Supplied records =>
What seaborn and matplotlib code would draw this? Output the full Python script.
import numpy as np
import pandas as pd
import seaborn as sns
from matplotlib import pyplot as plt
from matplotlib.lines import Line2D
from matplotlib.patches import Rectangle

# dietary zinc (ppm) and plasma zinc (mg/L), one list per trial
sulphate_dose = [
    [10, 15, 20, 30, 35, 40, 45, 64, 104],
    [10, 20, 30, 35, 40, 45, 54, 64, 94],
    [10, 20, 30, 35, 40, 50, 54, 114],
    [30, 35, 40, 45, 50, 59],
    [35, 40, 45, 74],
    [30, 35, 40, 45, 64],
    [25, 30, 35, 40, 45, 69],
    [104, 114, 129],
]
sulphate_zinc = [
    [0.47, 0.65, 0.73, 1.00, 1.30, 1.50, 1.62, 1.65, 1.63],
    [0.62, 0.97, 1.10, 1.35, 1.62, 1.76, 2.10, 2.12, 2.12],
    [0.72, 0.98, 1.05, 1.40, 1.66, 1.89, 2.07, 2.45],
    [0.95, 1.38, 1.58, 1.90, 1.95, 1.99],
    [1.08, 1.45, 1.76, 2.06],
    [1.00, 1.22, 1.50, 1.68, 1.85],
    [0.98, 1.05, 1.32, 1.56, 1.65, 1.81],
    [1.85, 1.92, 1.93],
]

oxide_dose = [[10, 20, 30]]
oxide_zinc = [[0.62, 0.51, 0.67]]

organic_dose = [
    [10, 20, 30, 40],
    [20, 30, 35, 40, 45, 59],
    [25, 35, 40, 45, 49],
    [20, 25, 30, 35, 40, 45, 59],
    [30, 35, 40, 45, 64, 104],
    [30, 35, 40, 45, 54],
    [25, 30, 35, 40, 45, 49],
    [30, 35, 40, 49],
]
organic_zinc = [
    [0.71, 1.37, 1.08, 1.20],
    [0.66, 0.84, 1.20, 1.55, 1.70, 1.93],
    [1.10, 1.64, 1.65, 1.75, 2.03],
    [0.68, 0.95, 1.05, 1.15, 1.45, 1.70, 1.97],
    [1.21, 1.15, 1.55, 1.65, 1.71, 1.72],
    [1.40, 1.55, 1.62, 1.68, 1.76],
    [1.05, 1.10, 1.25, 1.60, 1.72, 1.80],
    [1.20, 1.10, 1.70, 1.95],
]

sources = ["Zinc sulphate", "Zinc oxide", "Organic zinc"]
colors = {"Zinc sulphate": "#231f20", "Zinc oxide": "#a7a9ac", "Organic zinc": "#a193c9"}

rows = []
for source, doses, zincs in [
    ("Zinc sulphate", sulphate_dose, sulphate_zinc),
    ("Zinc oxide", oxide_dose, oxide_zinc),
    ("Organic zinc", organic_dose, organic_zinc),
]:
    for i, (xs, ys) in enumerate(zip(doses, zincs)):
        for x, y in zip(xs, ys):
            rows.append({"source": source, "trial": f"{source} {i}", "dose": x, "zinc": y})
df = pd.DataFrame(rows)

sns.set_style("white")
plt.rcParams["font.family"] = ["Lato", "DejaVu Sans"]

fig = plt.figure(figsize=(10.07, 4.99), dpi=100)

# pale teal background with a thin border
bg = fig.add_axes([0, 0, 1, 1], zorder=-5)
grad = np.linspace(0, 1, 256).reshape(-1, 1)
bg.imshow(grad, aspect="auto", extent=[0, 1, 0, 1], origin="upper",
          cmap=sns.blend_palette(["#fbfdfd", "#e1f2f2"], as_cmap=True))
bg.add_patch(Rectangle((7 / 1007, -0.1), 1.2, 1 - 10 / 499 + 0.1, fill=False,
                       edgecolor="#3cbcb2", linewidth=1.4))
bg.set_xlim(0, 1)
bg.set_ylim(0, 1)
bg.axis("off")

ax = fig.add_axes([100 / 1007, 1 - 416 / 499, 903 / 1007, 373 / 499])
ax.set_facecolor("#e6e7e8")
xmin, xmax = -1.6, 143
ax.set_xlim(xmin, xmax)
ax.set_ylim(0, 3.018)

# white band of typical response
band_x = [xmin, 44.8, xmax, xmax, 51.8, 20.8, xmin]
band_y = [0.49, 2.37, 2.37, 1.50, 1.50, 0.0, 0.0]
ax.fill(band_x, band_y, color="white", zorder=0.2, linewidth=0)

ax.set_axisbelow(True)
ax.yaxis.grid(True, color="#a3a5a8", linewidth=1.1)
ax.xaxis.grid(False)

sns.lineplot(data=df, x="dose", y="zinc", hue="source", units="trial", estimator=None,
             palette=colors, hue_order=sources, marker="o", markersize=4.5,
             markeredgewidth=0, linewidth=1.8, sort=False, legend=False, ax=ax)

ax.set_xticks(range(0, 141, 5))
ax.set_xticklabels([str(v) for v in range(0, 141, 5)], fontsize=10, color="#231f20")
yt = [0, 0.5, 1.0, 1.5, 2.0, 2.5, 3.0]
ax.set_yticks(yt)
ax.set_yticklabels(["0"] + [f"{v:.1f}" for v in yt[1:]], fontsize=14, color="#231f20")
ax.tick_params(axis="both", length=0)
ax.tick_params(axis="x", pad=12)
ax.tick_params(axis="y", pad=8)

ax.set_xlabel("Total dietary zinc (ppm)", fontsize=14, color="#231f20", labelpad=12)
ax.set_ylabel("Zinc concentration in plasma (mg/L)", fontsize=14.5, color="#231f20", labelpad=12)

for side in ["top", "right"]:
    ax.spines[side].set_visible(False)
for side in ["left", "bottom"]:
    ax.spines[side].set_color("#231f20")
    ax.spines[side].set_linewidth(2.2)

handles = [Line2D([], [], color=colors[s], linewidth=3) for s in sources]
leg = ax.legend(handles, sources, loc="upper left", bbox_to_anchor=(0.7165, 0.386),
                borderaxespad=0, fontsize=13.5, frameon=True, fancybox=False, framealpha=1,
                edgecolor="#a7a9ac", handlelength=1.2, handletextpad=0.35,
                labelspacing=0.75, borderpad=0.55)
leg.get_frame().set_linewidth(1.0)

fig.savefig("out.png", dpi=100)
--
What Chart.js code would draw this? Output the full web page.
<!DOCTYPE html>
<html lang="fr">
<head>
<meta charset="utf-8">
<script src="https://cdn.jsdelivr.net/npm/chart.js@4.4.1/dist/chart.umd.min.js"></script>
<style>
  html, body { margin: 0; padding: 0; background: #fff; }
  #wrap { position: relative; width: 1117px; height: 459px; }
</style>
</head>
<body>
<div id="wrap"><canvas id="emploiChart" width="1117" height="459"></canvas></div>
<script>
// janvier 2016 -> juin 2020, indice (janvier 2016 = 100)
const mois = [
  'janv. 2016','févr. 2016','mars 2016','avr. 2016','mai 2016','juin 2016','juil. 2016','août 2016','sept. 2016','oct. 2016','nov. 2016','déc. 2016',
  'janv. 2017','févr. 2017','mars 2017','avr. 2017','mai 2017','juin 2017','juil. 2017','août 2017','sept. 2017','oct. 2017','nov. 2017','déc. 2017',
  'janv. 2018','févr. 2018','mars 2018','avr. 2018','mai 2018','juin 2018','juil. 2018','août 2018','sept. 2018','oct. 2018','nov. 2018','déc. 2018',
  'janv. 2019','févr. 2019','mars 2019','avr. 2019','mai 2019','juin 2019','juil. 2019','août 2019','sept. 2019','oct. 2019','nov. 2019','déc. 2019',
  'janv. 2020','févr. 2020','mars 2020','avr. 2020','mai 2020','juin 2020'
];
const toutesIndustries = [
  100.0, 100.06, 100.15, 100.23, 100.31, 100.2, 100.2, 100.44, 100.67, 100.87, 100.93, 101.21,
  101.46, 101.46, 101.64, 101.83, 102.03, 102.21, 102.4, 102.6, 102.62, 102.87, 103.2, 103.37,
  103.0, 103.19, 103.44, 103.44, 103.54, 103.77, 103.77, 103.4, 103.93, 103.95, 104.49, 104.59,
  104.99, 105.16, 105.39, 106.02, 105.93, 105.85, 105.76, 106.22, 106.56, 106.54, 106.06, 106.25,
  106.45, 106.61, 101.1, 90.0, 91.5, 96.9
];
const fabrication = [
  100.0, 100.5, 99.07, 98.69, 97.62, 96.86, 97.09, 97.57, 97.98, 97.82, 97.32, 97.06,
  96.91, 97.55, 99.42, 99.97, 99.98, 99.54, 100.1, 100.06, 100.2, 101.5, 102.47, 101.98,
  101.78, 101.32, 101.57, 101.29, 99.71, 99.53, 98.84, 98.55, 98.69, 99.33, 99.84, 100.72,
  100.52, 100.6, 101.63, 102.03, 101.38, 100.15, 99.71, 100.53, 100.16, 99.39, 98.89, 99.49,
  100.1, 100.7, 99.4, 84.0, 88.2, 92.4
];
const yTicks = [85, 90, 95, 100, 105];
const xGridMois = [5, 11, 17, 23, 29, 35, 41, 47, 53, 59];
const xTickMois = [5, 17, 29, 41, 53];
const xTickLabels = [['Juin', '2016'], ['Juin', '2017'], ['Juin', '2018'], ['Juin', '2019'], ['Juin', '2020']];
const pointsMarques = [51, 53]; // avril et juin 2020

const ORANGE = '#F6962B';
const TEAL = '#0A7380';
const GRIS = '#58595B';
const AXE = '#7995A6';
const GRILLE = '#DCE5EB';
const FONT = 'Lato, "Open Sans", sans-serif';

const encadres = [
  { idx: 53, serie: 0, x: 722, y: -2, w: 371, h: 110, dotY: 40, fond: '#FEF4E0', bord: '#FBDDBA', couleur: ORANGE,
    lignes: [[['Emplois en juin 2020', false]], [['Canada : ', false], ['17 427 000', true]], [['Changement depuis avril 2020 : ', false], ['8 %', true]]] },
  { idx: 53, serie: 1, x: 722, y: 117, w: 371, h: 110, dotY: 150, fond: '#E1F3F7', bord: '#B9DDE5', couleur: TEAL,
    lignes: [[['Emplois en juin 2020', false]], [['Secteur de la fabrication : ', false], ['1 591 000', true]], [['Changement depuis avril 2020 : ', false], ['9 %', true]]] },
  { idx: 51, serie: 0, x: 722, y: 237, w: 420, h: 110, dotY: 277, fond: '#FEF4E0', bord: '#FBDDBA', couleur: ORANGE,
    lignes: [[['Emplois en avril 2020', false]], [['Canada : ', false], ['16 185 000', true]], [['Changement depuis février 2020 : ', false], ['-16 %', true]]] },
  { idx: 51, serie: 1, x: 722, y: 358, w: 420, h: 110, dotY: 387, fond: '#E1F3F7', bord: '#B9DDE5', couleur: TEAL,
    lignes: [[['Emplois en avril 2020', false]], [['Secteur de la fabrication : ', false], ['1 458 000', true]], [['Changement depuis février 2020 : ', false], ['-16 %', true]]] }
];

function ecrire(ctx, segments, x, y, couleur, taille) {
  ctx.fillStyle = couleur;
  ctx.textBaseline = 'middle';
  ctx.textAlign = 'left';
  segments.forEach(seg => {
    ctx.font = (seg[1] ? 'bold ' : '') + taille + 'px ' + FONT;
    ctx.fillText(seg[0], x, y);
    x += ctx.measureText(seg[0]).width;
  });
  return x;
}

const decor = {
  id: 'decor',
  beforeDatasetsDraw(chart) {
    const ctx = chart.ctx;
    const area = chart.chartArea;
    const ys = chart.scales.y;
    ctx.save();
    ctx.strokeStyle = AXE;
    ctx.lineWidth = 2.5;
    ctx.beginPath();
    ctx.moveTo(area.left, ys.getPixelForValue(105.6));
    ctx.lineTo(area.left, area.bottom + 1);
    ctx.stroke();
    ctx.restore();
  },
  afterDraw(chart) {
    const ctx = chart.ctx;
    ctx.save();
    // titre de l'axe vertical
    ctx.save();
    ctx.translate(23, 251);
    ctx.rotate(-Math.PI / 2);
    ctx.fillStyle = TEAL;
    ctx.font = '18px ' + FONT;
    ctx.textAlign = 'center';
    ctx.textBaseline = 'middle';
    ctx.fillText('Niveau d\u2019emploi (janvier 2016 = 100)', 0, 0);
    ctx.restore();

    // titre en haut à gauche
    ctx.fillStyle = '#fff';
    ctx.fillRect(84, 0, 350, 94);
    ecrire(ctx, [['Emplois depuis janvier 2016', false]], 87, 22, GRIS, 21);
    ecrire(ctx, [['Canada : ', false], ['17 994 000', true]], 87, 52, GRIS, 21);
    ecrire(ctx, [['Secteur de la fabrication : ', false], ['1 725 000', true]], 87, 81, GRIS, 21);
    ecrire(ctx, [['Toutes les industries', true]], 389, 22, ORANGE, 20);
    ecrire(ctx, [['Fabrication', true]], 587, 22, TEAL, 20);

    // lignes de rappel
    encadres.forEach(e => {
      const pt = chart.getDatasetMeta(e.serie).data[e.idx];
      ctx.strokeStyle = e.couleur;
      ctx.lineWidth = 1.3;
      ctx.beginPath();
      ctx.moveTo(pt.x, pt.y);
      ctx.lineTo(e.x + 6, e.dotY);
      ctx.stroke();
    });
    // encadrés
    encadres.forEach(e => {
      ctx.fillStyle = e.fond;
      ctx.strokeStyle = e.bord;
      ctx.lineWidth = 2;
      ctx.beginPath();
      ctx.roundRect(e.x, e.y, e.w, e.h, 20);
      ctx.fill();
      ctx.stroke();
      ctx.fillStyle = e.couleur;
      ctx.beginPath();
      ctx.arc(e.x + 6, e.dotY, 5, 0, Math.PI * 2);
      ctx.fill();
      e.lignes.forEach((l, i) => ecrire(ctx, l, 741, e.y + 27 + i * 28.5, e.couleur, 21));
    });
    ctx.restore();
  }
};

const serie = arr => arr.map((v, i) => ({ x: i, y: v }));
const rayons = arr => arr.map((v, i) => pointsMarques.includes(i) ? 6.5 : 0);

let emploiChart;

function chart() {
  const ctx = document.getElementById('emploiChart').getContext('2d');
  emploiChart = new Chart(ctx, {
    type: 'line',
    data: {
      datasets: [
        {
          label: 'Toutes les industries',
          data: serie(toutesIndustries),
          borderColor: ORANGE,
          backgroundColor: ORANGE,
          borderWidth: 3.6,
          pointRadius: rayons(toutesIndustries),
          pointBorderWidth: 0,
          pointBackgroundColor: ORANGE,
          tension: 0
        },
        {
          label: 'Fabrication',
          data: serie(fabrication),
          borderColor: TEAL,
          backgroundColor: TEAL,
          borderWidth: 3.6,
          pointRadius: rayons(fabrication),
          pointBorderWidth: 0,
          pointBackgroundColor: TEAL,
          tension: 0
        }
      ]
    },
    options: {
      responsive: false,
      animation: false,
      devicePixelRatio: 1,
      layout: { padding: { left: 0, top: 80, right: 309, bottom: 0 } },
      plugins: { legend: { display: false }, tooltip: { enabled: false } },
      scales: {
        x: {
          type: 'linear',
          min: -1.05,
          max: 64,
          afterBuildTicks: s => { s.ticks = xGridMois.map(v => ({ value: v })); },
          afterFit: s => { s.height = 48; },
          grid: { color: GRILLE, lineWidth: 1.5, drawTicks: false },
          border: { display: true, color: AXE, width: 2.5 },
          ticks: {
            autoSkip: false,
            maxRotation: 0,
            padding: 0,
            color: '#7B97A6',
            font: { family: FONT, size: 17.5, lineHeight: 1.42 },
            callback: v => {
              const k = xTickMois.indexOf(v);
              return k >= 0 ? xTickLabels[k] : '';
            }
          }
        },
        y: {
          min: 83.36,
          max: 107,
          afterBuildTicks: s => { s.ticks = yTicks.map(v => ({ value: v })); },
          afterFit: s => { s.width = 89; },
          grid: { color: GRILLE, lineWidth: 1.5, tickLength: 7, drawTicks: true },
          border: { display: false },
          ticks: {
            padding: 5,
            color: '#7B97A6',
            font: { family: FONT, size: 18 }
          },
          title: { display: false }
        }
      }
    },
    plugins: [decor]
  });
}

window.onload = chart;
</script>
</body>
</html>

Brief =>
Exactly reproduce the stretch from the line with "What seaborn and" through the line with "from matplotlib.patches import Rectangle", including both ends and nothing else.

Written response =>
What seaborn and matplotlib code would draw this? Output the full Python script.
import numpy as np
import pandas as pd
import seaborn as sns
from matplotlib import pyplot as plt
from matplotlib.lines import Line2D
from matplotlib.patches import Rectangle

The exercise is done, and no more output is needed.